What is the rate constant of a first-order reaction if $0.08 \ mol$ of reactant reduces to $0.02 \ mol$ in $23.03 \ min$ (in $min^{-1}$)?

For a first order reaction $A \to \text{products}$,the concentration of $[A]$ is reduced from $2 \ M$ to $0.125 \ M$ in one hour. The $t_{1/2}$ of this reaction (in $\text{min}$) is:

What time is required for $100 \ g$ of reactant to reduce to $25 \ g$ in a first order reaction having half life $5760 \ year$ (in $year$)?

If the half-life of a first-order reaction is $6.93$ minutes,then the time required for the completion of $99\%$ of the reaction will be . . . . . . minutes. (Given: $\log 2 = 0.3010$)

The slope of a graph $\log [A]_t$ versus '$t$' for a first-order reaction is $-2.5 \times 10^{-3} \,s^{-1}$. Find the rate constant of the reaction.

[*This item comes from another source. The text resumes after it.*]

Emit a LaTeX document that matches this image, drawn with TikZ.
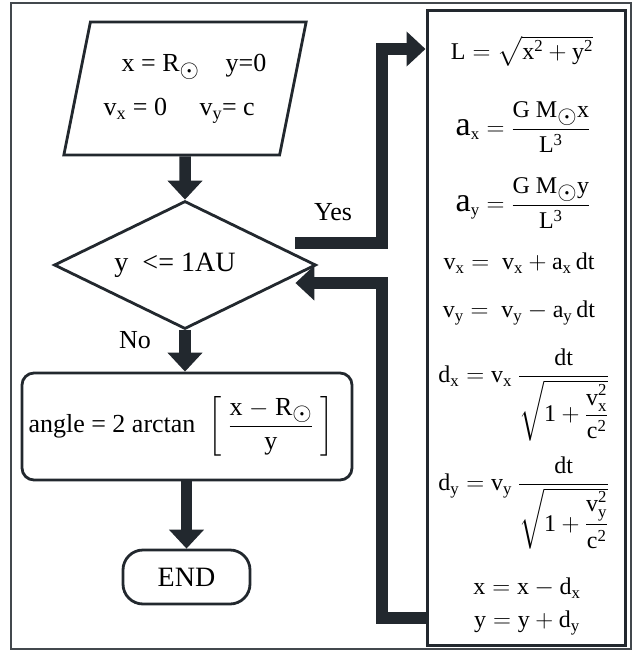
\documentclass[tikz,border=0pt]{standalone}
\usepackage{amsmath}
\usepackage{fontspec}
\setmainfont{Liberation Serif}
\usetikzlibrary{arrows.meta, positioning, shapes.geometric, calc}
\definecolor{inkdark}{RGB}{34,40,46}
\newcommand{\Rsun}{\mathrm{R}_{\textstyle\odot}}
\newcommand{\Msun}{\mathrm{M}_{\textstyle\odot}}

\begin{document}
\begin{tikzpicture}[
    x=1pt, y=-1pt,
    font=\fontsize{24}{28}\selectfont,
    % ── Flowchart shapes ──
    box/.style={draw=inkdark, line width=2.8pt, align=center, inner sep=0pt},
    io/.style={box, trapezium, trapezium left angle=71.7, trapezium right angle=108.3,
               trapezium stretches=true, minimum width=243pt, minimum height=133pt,
               align=left, font=\fontsize{26}{30}\selectfont},
    decision/.style={box, diamond, aspect=2.05, minimum width=262pt, minimum height=128pt,
                     font=\fontsize{28}{32}\selectfont},
    process/.style={box, rectangle, rounded corners=12pt, minimum width=330pt,
                    minimum height=107pt, font=\fontsize{26}{30}\selectfont},
    terminal/.style={box, rectangle, rounded corners=20pt, minimum width=127pt,
                     minimum height=54pt, font=\fontsize{28}{32}\selectfont},
    eq/.style={inner sep=0pt},
    lbl/.style={font=\fontsize{26}{30}\selectfont},
    flow/.style={-{Triangle[length=19pt, width=34pt]}, line width=11.5pt, inkdark}
]
\useasboundingbox (0,0) rectangle (638,651);
\draw[inkdark!85, line width=1.2pt] (11,3) rectangle (631,649);

% ═══ Left column ═══
\node[io]       (start)  at (185,88.5) {\hspace*{18pt}x = $\Rsun$\quad y=0\\[14pt]
                                        $\mathrm{v_x}$ = 0\quad\ $\mathrm{v_y}$= c};
\node[decision] (decide) at (185,265)  {y\ \ <= 1AU\hspace*{20pt}};
\node[process]  (angle)  at (187,426.5)
  {angle = 2 arctan\ \ $\left[\;\dfrac{\mathrm{x\ -\ }\Rsun}{\mathrm{y}}\;\right]$\hspace*{12pt}};
\node[terminal] (stop)   at (186.5,577) {END};

% ═══ Update block ═══
\node[box, line width=3pt, minimum width=198pt, minimum height=635pt] (update) at (526,327.5) {};
\node[eq] (eqL)  at (522,51)  {$\mathrm{L = \sqrt{x^2 + y^2}}$};
\node[eq] (eqax) at (523,127) {{\fontsize{34}{34}\selectfont a}$\mathrm{_x = \dfrac{G\ \Msun x}{L^3}}$};
\node[eq] (eqay) at (523,203) {{\fontsize{34}{34}\selectfont a}$\mathrm{_y = \dfrac{G\ \Msun y}{L^3}}$};
\node[eq] (eqvx) at (519,263) {$\mathrm{v_x = \ v_x + a_x\,dt}$};
\node[eq] (eqvy) at (519,313) {$\mathrm{v_y = \ v_y - a_y\,dt}$};
\node[eq] (eqdx) at (524,395) {$\mathrm{d_x = v_x\ \dfrac{dt}{\sqrt{1+\dfrac{v_x^2}{c^2}}}}$};
\node[eq] (eqdy) at (524,503) {$\mathrm{d_y = v_y\ \dfrac{dt}{\sqrt{1+\dfrac{v_y^2}{c^2}}}}$};
\node[eq] (eqx)  at (527,588) {$\mathrm{x = x - d_x}$};
\node[eq] (eqy)  at (527,623) {$\mathrm{y = y + d_y}$};

% ═══ Main-flow arrows ═══
\draw[flow] (start.south) -- (decide.north);
\draw[flow] (decide.south) -- (decide.south |- angle.north);
\draw[flow] (stop.north |- angle.south) -- (stop.north);

% ═══ Loop ═══
\coordinate (yesbend)  at (382,49);
\coordinate (loopbend) at (382,618);
\draw[flow] ([shift={(-22,-22)}]decide.east) -| (yesbend) -- (yesbend -| update.west);
\draw[flow] (update.west |- loopbend) -- (loopbend) |- ([shift={(-22,18)}]decide.east);

\node[lbl] (yes) at (333,212) {Yes};
\node[lbl] (no)  at (135,340) {No};

\end{tikzpicture}
\end{document}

The inactivation rate of a viral preparation is proportional to the amount of virus. In the first minute after preparation,$10 \%$ of the virus is inactivated. The rate constant for viral inactivation is $..... \times 10^{-3} \ min^{-1}$. (Nearest integer)
[Use : $\ln 10 = 2.303; \log_{10} 3 = 0.477; \text{property of logarithm} : \log x^y = y \log x$]